Since the 1990s, Japan's trade structure has drastically changed, with the trade of machinery with China and ASEAN countries marking a particularly significant increase. The proportion of imports from low-wage Asian countries in Japan's total imports, in terms of value, is increasing for almost all manufacturing sectors but most conspicuously in the machinery industry. To examine the impact of such imports from low-wage countries - those defined as low-income and lower-middle-income countries - on the growth of domestic companies, this paper analyzes determinants of the growth of employment and sales on the company level in the latter half of the 1990s, using micro-data of the government's Basic Survey of Japanese Business Structure and Activities. Analysis results show that the growth rates for sales and employment tend to be small in industries exposed to fierce competition from cheap imports from low- and lower-middle income countries.

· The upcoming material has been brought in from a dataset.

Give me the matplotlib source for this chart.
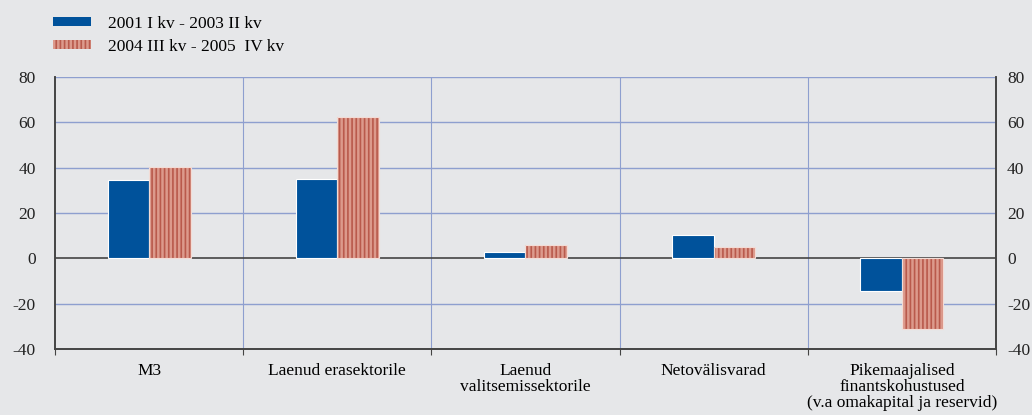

At the same time, however, it has been found that even within the industries exposed to fierce competition, the negative impact of cheap imports has been kept relatively small for certain companies, namely companies boasting high productivity, those having established an efficient production network of overseas affiliates for vertical division of work, and those actively engaged in research and development.



Meanwhile, companies relying heavily on suppliers in other Asian countries are adversely affected in terms of employment but no statistically meaningful negative impact is observed in sales growth. The fact that a sizable downward impact is observed in employment while sales remain hardly affected may indicate the possibility that imports from other Asian countries are resulting in productivity improvement.